本像には、延宝6年(1678)、仏師江戸賀兵衛他3名による造立と記載されている木札が遺されています。作風は堅実な造形で、整った像容が認められ、江戸仏師の優れた水準を示す近世初期の製作を物語っています。
左脇侍の木造観音菩薩立像(もくぞうかんのんぼさつりゅうぞう)は、像高106.5センチメートル、ヒノキ材の割矧ぎ造りで目に玉眼をはめ込み、肉身部は金泥塗(きんでいぬり)、衣部には漆箔が施されています。条帛(じょうはく)を懸(か)け、天衣は背部から両肩に懸かり、左右とも肘外側に垂下して反転し、前ぱく(注1)内側から体側に垂下しています。(垂下部分は亡失。現状の右腕部分は後補。)裙(くん)や腰布をつけ、腰帯を後ろでたるませて巻き、両手は腹前で運台を捧げています。上体は直立、膝をやや曲げて開き台座上に立ち、右脇侍の木造勢至菩薩立像(もくぞうせいしぼさつりゅうぞう)は、胸部で合掌する以外は、観音菩薩像に准ずる造形です。

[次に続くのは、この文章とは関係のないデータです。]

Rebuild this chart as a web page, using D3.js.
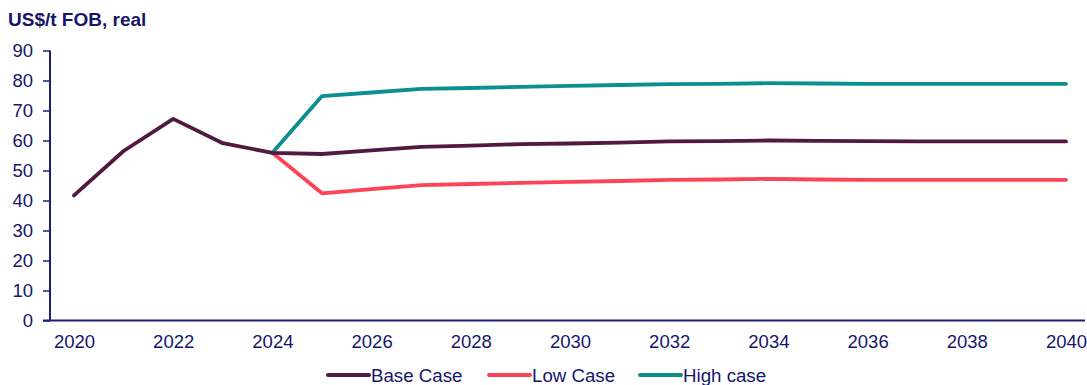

両脇侍立像は、その作風や製作技法からみて、鎌倉時代最末期の像立と考えられています。また、像内銘から天正4年(1576)に平木住僧円樹坊定弥により修理されていることがわかっています。本三尊像は、制作年代に一致がみられないこと、中尊の納入木札に、「奉造立三尊阿弥陀如来一宇」という記載があり、現在の両脇侍とあわせて三尊となるように阿弥陀如来坐像を造ったと解釈しても、三尊一具とするには本像の大きさが小さく、釣り合いがとれないことなど、三像の関係性が明確に解明されていませんが、海上八幡宮を取巻く柴崎地域の歴史に係わる貴重な資料といえるものです。